In recent times, Donald Trump supporters are the ones who have most effectively applied Grierson’s insight to the digital age. Young Trump enthusiasts turned Internet trolling into a potent political tool, deploying the “folk stuff” of the Web—memes, slang, the nihilistic humor of a certain subculture of Web-native gamer—to give a subversive, cyberpunk sheen to a movement that might otherwise look like a stale reactionary blend of white nationalism and anti-feminism. As crusaders against fake news push technology companies to “defend the truth,” they face a backlash from a conservative movement, retooled for the digital age, which sees claims for objectivity as a smoke screen for bias.
For conservatives, the rise of online gatekeepers may be a blessing in disguise. Throwing the charge of “liberal media bias” against powerful institutions has always provided an energizing force for the conservative movement, as the historian Nicole Hemmer shows in her new book, “Messengers of the Right.” Instead of focussing on ideas, Hemmer focusses on the galvanizing struggle over the means of distributing those ideas. The first modern conservatives were members of the America First movement, who found their isolationist views marginalized in the lead-up to the Second World War and vowed to fight back by forming the first conservative media outlets. A “vague claim of exclusion” sharpened into a “powerful and effective ideological arrow in the conservative quiver,” Hemmer argues, through battles that conservative radio broadcasters had with the F.C.C. in the nineteen-fifties and sixties. Their main obstacle was the F.C.C.’s Fairness Doctrine, which sought to protect public discourse by requiring controversial opinions to be balanced by opposing viewpoints. Since attacks on the mid-century liberal consensus were inherently controversial, conservatives found themselves constantly in regulators’ sights. In 1961, a watershed moment occurred with the leak of a memo from labor leaders to the Kennedy Administration which suggested using the Fairness Doctrine to suppress right-wing viewpoints. To many conservatives, the memo proved the existence of the vast conspiracy they had long suspected. A fund-raising letter for a prominent conservative radio show railed against the doctrine, calling it “the most dastardly collateral attack on freedom of speech in the history of the country.” Thus was born the character of the persecuted truthteller standing up to a tyrannical government—a trope on which a billion-dollar conservative-media juggernaut has been built.

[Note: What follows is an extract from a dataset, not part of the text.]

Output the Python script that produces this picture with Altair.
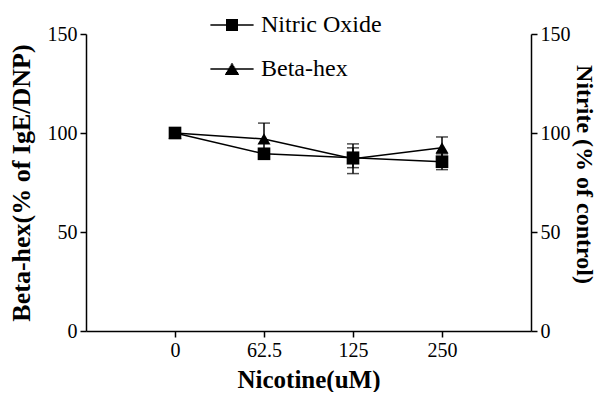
import json
import altair as alt
import pandas as pd

categories = ["0", "62.5", "125", "250"]
beta_hex = [100, 97, 87, 92.5]
beta_hex_err = [0, 8, 7.5, 5.5]
nitric_oxide = [100, 89.5, 87.5, 85.5]
nitric_oxide_err = [0, 2, 5, 4]
series_names = ["Nitric Oxide", "Beta-hex"]
y_ticks = [0, 50, 100, 150]

rows = []
for i, c in enumerate(categories):
    rows.append(dict(series="Nitric Oxide", pos=i, cat=c, value=nitric_oxide[i], err=nitric_oxide_err[i]))
    rows.append(dict(series="Beta-hex", pos=i, cat=c, value=beta_hex[i], err=beta_hex_err[i]))
df = pd.DataFrame(rows)
df["lo"] = df["value"] - df["err"]
df["hi"] = df["value"] + df["err"]

FONT = "Liberation Serif"
label_expr = json.dumps(categories) + "[datum.value]"

x_enc = alt.X(
    "pos:Q",
    scale=alt.Scale(domain=[-1, len(categories)], nice=False, zero=False),
    axis=alt.Axis(
        values=list(range(len(categories))), labelExpr=label_expr,
        title="Nicotine(uM)", grid=False, tickSize=6, labelPadding=3,
        titlePadding=7, labelFont=FONT, labelFontSize=20,
        titleFont=FONT, titleFontSize=25, titleFontWeight="bold",
    ),
)


def y_enc(field, title, orient):
    extra = {} if orient == "left" else {"titleY": 140}
    return alt.Y(
        field,
        scale=alt.Scale(domain=[0, 150], nice=False),
        axis=alt.Axis(values=y_ticks, title=title, orient=orient, grid=False,
                      tickSize=6, labelPadding=3,
                      titlePadding=13 if orient == "left" else 1,
                      labelFont=FONT, labelFontSize=20,
                      titleFont=FONT, titleFontSize=26 if orient == "left" else 24,
                      titleFontWeight="bold",
                      titleAngle=-90 if orient == "left" else 90, **extra),
    )


def series_group(name, shape, size, title, orient):
    d = df[df["series"] == name]
    base = alt.Chart(d)
    de = d[d["err"] > 0]
    ebase = alt.Chart(de)
    line = base.mark_line(color="black", strokeWidth=1.5).encode(
        x=x_enc, y=y_enc("value:Q", title, orient))
    rule = ebase.mark_rule(color="black", strokeWidth=1.5).encode(
        x=x_enc, y=y_enc("lo:Q", title, orient), y2="hi:Q")
    cap_hi = ebase.mark_tick(color="black", thickness=1.5, size=12, orient="horizontal").encode(
        x=x_enc, y=y_enc("hi:Q", title, orient))
    cap_lo = ebase.mark_tick(color="black", thickness=1.5, size=12, orient="horizontal").encode(
        x=x_enc, y=y_enc("lo:Q", title, orient))
    pts = base.mark_point(shape=shape, filled=True, size=size, color="black", opacity=1).encode(
        x=x_enc, y=y_enc("value:Q", title, orient))
    return alt.layer(line, rule, cap_hi, cap_lo, pts)


# legend glyphs: a line with a solid marker drawn from stroked strips
def glyph(kind):
    parts = ["M-3.6,0H3.6"]
    for k in range(8):
        yy = -0.875 + 0.25 * k
        if kind == "square":
            hw = 1.0
        else:
            hw = 1.2 * (yy + 1.05) / 2.0
        parts.append(f"M{-hw:.3f},{yy:.3f}H{hw:.3f}")
    return "".join(parts)


legend_layer = alt.Chart(df).mark_point(
    filled=False, opacity=0, color="black", strokeWidth=1.5
).encode(
    x=x_enc,
    y=y_enc("value:Q", "Beta-hex(% of IgE/DNP)", "left"),
    shape=alt.Shape(
        "series:N",
        scale=alt.Scale(domain=series_names, range=[glyph("square"), glyph("triangle")]),
        legend=alt.Legend(
            title=None, orient="none", legendX=134, legendY=-21,
            symbolSize=144, symbolOpacity=1,
            symbolStrokeColor="black", symbolStrokeWidth=1.5,
            labelFont=FONT, labelFontSize=24, labelColor="black",
            labelOffset=17, rowPadding=20, padding=0,
        ),
    ),
)

left = alt.layer(
    series_group("Beta-hex", "triangle-up", 170, "Beta-hex(% of IgE/DNP)", "left"),
    legend_layer,
)
right = series_group("Nitric Oxide", "square", 160, "Nitrite (% of control)", "right")

chart = alt.layer(left, right).resolve_scale(y="independent").properties(
    width=445, height=297,
    autosize=alt.AutoSizeParams(type="none"),
    padding={"left": 78, "top": 26, "right": 66, "bottom": 61},
).configure_view(stroke=None).configure_axis(
    domainColor="black", domainWidth=1.5, tickColor="black", tickWidth=1.5,
    labelColor="black", titleColor="black",
)

chart.save("out.html", embed_options={"renderer": "svg", "actions": False})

The online tumult of the 2016 election fed into a growing suspicion of Silicon Valley’s dominance over the public sphere. Across the political spectrum, people have become less trusting of the Big Tech companies that govern most online political expression. Calls for civic responsibility on the part of Silicon Valley companies have replaced the hope that technological innovation alone might bring about a democratic revolution. Despite the focus on algorithms, A.I., filter bubbles, and Big Data, these questions are political as much as technical.